Dodds would like to emphasize to the community that the “good news” is that the right organizations are on top of this derailed mess.
“CN, senior levels of the Ministry of Transportation, the Working Group and the City have full attention on this. We’re working as hard as we can. Anyone will tell you that we’ve put in a remarkable amount of hours on this and we will continue to do so. Now that we’ve cleared the air with Railmark we may be able to get on with something productive.”
But when asked if CN was attempting to work on a last minute solution to save the agreement with Railmark, Hallman would not provide confirmation one way or another and replied, “As I’ve indicated we’re looking at a variety of options and a variety of solutions and I’m not going to characterize any one particular or series of options. We’re still in discussion.”
Though Allen Brown preferred not to comment to the Northern Hoot today he did provide that he did not consider himself out of the picture just yet. “We’re running trains this weekend and we’re getting people transported,” he said.
When asked if he there was a chance to salvage the derailed deal with CN he responded, “Well yes.”

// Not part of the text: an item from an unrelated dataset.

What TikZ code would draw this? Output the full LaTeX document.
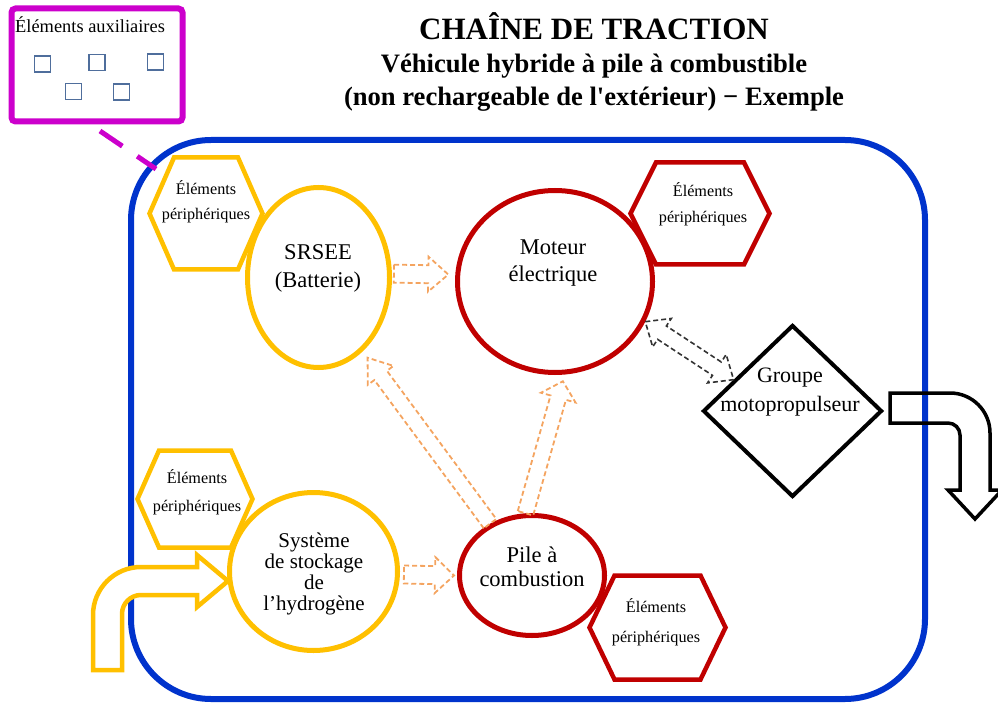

Errington doesn’t think so though.
“The essential value of trains is that they are the most reliable means of transportation. They’re far more reliable than any other type of transportation. At one time people use to set their watches by the train schedule. And yet this one here -we don’t know if it’s operating or where it’s operating. That is not what train travel is about. It has to be reliable. And if it can’t run a reliable service there is nothing to build on,” stated Errington.
“This money was intended to run the train all the way down the line between the Sault and Hearst. That’s not happening under Brown’s management. Since Brown has taken over people haven’t been getting to their cottages,” he added.

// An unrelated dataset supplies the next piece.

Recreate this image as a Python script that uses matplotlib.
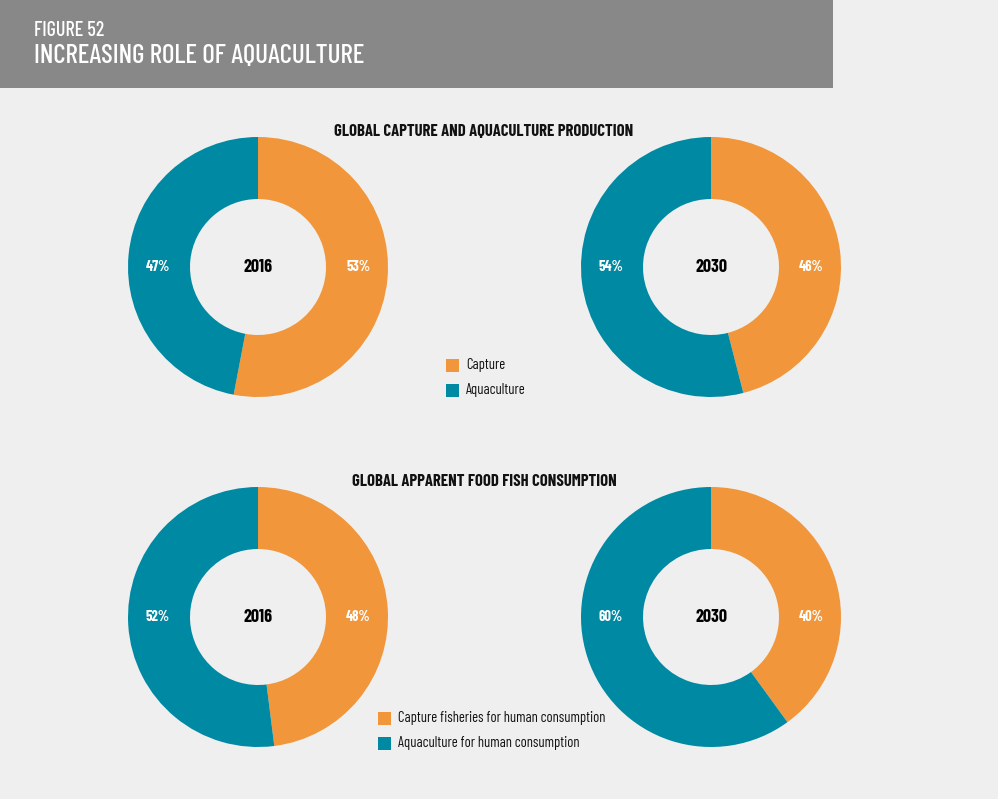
import matplotlib
matplotlib.use("Agg")
import matplotlib.pyplot as plt
from matplotlib.patches import Rectangle

plt.rcParams['font.family'] = ['Barlow Condensed', 'DejaVu Sans']

# data
years = ['2016', '2030']
production_capture = [53, 46]
production_aqua = [47, 54]
consumption_capture = [48, 40]
consumption_aqua = [52, 60]
production_labels = ['Capture', 'Aquaculture']
consumption_labels = ['Capture fisheries for human consumption',
                      'Aquaculture for human consumption']

ORANGE = '#f1963a'
TEAL = '#0089a3'
BG = '#efefef'
W, H = 998, 799

fig = plt.figure(figsize=(W / 100, H / 100), dpi=100, facecolor=BG)


def px_axes(x0, y0, w, h):
    # axes from pixel box (top-left origin)
    return fig.add_axes([x0 / W, 1 - (y0 + h) / H, w / W, h / H])


def donut(cx, cy, capture, aqua, year):
    r = 130
    ax = px_axes(cx - r, cy - r, 2 * r, 2 * r)
    ax.pie([capture, aqua], colors=[ORANGE, TEAL], startangle=90,
           counterclock=False, radius=1,
           wedgeprops=dict(width=1 - 68 / 130, edgecolor='none'))
    ax.set_xlim(-1, 1)
    ax.set_ylim(-1, 1)
    ax.set_aspect('equal')
    ax.axis('off')
    ax.text(0, 0, year, ha='center', va='center', fontsize=13,
            fontweight='bold', color='black')
    ax.text(0.77, 0, f'{capture}%', ha='center', va='center', fontsize=10.5,
            fontweight='bold', color='white')
    ax.text(-0.77, 0, f'{aqua}%', ha='center', va='center', fontsize=10.5,
            fontweight='bold', color='white')


# background / header
bg = fig.add_axes([0, 0, 1, 1])
bg.set_xlim(0, W)
bg.set_ylim(H, 0)
bg.axis('off')
bg.add_patch(Rectangle((0, 0), 833, 88, color='#888888', lw=0))
bg.text(34, 31, 'FIGURE 52', ha='left', va='center', fontsize=14.5,
        color='white', fontweight='medium')
bg.text(34, 56, 'INCREASING ROLE OF AQUACULTURE', ha='left', va='center',
        fontsize=19.5, color='white', fontweight='medium')

bg.text(484, 131, 'GLOBAL CAPTURE AND AQUACULTURE PRODUCTION', ha='center',
        va='center', fontsize=12, fontweight='bold', color='#111111')
bg.text(484, 481, 'GLOBAL APPARENT FOOD FISH CONSUMPTION', ha='center',
        va='center', fontsize=12, fontweight='bold', color='#111111')

# legends
for i, (lab, col) in enumerate(zip(production_labels, [ORANGE, TEAL])):
    y = 365 + i * 25
    bg.add_patch(Rectangle((446, y - 6.5), 13, 13, color=col, lw=0))
    bg.text(466, y, lab, ha='left', va='center', fontsize=10.5, color='#111111')

for i, (lab, col) in enumerate(zip(consumption_labels, [ORANGE, TEAL])):
    y = 718 + i * 25
    bg.add_patch(Rectangle((378, y - 6.5), 13, 13, color=col, lw=0))
    bg.text(398, y, lab, ha='left', va='center', fontsize=10.5, color='#111111')

centers_x = [258, 711]
for j in range(2):
    donut(centers_x[j], 267, production_capture[j], production_aqua[j], years[j])
    donut(centers_x[j], 617, consumption_capture[j], consumption_aqua[j], years[j])

fig.savefig('out.png', dpi=100, facecolor=BG)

Errington is also a tourist operator of Errington’s Wilderness Lodge. His own lodge as well as other outfitters in the area, have had to shift people onto planes to compensate for the unpredictable train schedule and also absorb cancellations. “Some people just won’t fly,” said Errington.
“He just doesn’t seem to be able to operate the service according to what the needs are. The funding is for service from the Sault to Hearst on Thursday, Saturday and Monday and from Hearst to the Sault on Friday, Sunday and Tuesday and he hasn’t been doing that. That’s devastated ridership,” opined Erringtion. “There are a lot of cottagers that haven’t been able to access their properties or have been stuck at their properties for long periods of time because the training wasn’t running. We just don’t know what’s happening day to day.”

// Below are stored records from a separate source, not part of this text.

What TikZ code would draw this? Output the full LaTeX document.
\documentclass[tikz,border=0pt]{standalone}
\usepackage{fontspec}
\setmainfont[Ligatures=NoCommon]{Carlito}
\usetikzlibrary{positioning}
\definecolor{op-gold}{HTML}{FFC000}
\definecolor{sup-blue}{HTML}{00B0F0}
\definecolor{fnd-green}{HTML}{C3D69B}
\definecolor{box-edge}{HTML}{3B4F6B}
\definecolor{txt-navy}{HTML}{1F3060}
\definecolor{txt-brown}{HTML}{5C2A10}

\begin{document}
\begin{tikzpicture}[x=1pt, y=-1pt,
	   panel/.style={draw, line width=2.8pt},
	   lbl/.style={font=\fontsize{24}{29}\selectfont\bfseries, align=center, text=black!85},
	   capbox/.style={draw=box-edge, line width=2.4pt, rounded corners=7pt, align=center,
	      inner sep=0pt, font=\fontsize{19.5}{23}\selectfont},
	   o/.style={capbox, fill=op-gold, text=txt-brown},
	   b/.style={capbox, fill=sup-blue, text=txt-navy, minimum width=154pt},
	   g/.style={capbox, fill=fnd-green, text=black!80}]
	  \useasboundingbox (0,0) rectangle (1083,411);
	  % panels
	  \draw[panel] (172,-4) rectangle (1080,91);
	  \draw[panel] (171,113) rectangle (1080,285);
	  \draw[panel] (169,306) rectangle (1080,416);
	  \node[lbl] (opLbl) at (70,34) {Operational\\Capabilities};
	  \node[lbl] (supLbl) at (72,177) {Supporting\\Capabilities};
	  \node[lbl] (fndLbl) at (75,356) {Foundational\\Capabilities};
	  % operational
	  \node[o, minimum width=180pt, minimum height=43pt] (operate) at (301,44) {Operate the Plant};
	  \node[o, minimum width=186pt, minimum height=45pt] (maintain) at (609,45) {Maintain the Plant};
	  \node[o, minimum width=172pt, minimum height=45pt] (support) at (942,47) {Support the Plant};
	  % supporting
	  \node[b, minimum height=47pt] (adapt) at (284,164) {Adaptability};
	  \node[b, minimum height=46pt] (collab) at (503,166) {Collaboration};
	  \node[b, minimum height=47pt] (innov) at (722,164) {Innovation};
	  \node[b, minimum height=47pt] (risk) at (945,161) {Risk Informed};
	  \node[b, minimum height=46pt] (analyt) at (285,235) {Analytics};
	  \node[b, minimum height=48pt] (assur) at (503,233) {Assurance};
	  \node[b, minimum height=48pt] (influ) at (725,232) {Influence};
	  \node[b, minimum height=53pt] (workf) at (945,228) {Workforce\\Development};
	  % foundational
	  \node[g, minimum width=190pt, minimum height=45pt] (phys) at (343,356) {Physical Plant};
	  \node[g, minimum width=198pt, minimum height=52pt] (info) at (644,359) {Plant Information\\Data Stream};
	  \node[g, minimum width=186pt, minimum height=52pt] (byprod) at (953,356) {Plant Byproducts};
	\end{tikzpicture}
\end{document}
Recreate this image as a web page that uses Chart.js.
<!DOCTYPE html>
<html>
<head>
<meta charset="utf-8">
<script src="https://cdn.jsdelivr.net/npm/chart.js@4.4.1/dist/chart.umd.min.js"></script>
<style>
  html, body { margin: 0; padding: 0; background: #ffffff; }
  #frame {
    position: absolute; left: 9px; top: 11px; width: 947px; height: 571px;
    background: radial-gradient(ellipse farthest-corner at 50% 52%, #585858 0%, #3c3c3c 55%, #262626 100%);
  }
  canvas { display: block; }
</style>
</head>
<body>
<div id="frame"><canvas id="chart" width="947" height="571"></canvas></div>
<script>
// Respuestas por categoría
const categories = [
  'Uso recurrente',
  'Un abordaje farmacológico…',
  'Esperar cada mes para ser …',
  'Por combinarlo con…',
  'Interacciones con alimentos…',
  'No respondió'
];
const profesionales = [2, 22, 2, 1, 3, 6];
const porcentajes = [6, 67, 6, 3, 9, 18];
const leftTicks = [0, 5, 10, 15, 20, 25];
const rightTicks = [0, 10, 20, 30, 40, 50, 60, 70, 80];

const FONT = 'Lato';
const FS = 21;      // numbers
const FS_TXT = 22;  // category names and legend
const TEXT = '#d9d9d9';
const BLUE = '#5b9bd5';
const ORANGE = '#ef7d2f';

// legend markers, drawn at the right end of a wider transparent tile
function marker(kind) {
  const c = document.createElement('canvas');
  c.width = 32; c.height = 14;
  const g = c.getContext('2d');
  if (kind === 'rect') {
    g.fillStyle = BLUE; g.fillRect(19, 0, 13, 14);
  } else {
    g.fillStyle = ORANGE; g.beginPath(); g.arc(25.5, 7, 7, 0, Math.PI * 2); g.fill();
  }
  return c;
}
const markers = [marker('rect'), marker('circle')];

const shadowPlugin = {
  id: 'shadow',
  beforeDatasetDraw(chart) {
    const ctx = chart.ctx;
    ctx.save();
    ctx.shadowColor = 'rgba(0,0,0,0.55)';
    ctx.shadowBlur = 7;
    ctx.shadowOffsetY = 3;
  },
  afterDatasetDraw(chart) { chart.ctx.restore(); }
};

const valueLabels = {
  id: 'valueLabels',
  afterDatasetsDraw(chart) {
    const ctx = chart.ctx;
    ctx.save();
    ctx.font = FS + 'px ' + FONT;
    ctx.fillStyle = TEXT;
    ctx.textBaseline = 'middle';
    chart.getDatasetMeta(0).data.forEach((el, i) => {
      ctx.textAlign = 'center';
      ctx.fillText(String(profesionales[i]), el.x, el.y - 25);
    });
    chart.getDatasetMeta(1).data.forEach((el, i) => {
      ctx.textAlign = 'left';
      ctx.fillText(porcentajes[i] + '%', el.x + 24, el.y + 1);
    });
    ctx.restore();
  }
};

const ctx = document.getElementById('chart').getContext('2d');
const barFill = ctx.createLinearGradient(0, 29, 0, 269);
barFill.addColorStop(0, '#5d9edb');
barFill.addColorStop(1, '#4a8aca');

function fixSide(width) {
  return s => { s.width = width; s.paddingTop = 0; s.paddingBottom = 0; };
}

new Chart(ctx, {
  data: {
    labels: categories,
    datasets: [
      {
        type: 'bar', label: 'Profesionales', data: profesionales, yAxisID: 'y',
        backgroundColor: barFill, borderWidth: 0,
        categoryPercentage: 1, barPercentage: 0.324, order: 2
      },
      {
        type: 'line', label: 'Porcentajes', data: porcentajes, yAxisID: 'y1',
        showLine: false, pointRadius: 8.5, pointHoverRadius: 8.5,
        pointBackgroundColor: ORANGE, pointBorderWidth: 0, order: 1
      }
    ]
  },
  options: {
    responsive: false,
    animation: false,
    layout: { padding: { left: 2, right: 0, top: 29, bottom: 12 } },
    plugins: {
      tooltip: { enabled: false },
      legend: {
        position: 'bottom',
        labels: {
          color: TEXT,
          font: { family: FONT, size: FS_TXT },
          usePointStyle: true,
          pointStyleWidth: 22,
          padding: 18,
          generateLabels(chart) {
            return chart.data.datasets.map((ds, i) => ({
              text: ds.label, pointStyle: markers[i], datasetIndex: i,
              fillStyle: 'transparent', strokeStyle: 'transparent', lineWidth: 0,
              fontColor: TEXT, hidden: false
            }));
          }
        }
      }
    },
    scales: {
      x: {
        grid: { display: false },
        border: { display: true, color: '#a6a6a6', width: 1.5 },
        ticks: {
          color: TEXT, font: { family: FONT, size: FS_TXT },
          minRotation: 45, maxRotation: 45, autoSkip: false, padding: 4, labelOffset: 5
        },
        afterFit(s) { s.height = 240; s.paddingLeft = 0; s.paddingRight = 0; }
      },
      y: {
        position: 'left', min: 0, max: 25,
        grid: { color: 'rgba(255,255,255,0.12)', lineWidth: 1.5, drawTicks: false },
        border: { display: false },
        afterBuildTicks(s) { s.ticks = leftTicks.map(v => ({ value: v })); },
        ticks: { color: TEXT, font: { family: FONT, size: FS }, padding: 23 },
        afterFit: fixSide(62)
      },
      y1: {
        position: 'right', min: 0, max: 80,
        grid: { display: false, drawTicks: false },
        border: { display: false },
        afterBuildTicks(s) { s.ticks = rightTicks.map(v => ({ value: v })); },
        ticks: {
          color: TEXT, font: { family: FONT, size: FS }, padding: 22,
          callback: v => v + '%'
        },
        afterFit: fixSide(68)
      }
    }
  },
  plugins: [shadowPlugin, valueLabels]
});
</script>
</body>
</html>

Below is a brief history, prepared by Errington, of Railmark’s train service since they began operating the Algoma passenger service on June 18th, 2015.
- Thursday June 18: Sault to Hearst run made it to Mead approximate 1/2 hour south of Hearst before running out of time.
- Friday June 19: Hearst to Sault train cancelled due to rail regulation violation investigation from June 18.
- Saturday June 20: Sault to Hearst train cancelled due to rail regulations violation investigation from June 18.
- Sunday June 21: Hearst to Sault train cancelled due to rail regulations violation investigation from June 18.
- Monday June 22: Sault to Hearst train cancelled due to rail regulations violation investigation from June 18.
- Tuesday June 23: Hearst to Sault train cancelled due to rail regulations violation investigation from June 18. Passenger train equipment pulled down to Sault Ste. Marie by CN freight train.
- Thursday June 25: Sault to Hearst train made it to Hawk Junction only. No train service Hawk Junction to Hearst.
- Friday June 26: Train went Hawk Junction to Oba, turned around and came back to Hawk Junction. No train service Hearst to Oba and no train service Hawk Junction to Sault Ste. Marie.
- Saturday June 27: Train left Hawk Junction for Hearst. Indications of overheating generator. Allen on train. No train service Sault Ste. Marie to Hawk Junction.
- Sunday June 28: Train left Hearst late due to generator not working due to lack of oil. Made it to Hawk Junction. No train service Hawk Junction to Sault Ste. Marie.
- Monday June 29: Hawk Junction to Hearst. Generator not working. No train service Sault Ste. Marie to Hawk Junction.
- Tuesday June 30: Maintenance people in Hearst filled generator with oil and got generator working. Train operated Hearst to Hawk Junction. No train service Hawk Junction to Sault Ste. Marie.
- Thursday July 2: Hawk Junction to Hearst OK but very late. No train service Sault Ste. Marie to Hawk Junction.
- Friday July 3: Hearst to Hawk Junction. Septic tank full because it had not been serviced in quite some time and train had to stop at Goudreau to allow female customers to go to the bathroom in the bush. Septic tank pumped out in Hawk Junction. No train service Hawk Junction to Sault Ste. Marie.
- Saturday July 4: Hawk Junction. Put some fresh water in reservoir and train ran to Hearst. No train service Sault Ste. Marie to Hawk Junction.
- Sunday July 5: Hearst to Hawk Junction. No train service Hawk Junction to Sault Ste. Marie.
- Monday July 6: Hawk Junction to Oba turn around and back to Hawk Junction. Generator not running. No train service Sault Ste. Marie to Hawk Junction and no train service Oba to Hearst.
- Tuesday July 7: No train. Plan was for train to run Hawk Junction to Sault but engine not working
- Thursday July 9: No train service Sault Ste. Marie to Hearst.
- Friday July 10: No train service Hearst to Sault Ste. Marie but passenger train did run from Sault Ste. Marie to Hawk Junction Friday afternoon. Not sure if anyone knew they could catch the train.
- Saturday July 11: ???? We have heard the plan is to run north from Hawk Junction, not sure how far, Oba turnaround again with no southbound Sunday or all the way to Hearst with southbound Sunday to Hawk Junction or maybe Sault Ste. Marie? Very likely there will be no train service Sault Ste. Marie to Hawk Junction.
- Sunday July 12: ????
- Monday July 13: ????
- Tuesday July 14: ????
Errington went on to explain that in his opinion Brown does not have enough engineers running the line and that the engineers who are running the track are not familiar with the rails between Sault Ste. Marie to Hearst.
“You have to be pretty skilled to take those curves and you have to know the track to complete the line in time. These engineers just don’t have the experience to do that.”